If you’ve spent ages mastering your tracks, you want to make sure they’ll be accepted by your distributor for Content ID. Music distributors can seem like they’re being tough with what they accept, but that’s only because they have strict rules they have to follow. YouTube Content ID and art tracks are two different things. Even if your tracks are accepted to one, it doesn’t mean they’ll automatically be allowed on the other. They must fit into the requirements.
Watch this short video and see a summary of what types of tracks can be placed onto the Content ID system. Whenever a track is placed onto YouTube within it’s Content ID system, it will be trackable against any matching audio. This means if your music uploaded matches anything already present within the system, it won’t be able to go onto Content ID.
However, if your music is successful and gets placed onto YouTube in this way, then your music will be protected. Any time anyone uses your sounds on the platform, it will automatically generate a claim. You can decide how you act on this claim. It might be that you want the content removing, or you might be happy for it to stay online, providing you get the generated earnings from it. YouTube Content ID protects artists from having their music stolen and being used for profit.

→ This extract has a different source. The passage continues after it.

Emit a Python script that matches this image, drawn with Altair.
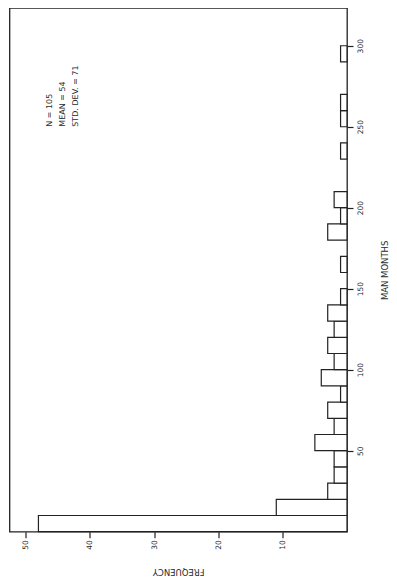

With all of this being said, it’s no wonder that you must own all rights to the sound. You cannot upload something onto the system that you do not own. For example, if you’ve used samples from someone else’s tracks, this won’t be accepted. Think about your samples when creating new music. They won’t be allowed onto the system if they are owned by someone else. YouTube are really strict on these rules. They’re there to protect artists and their music.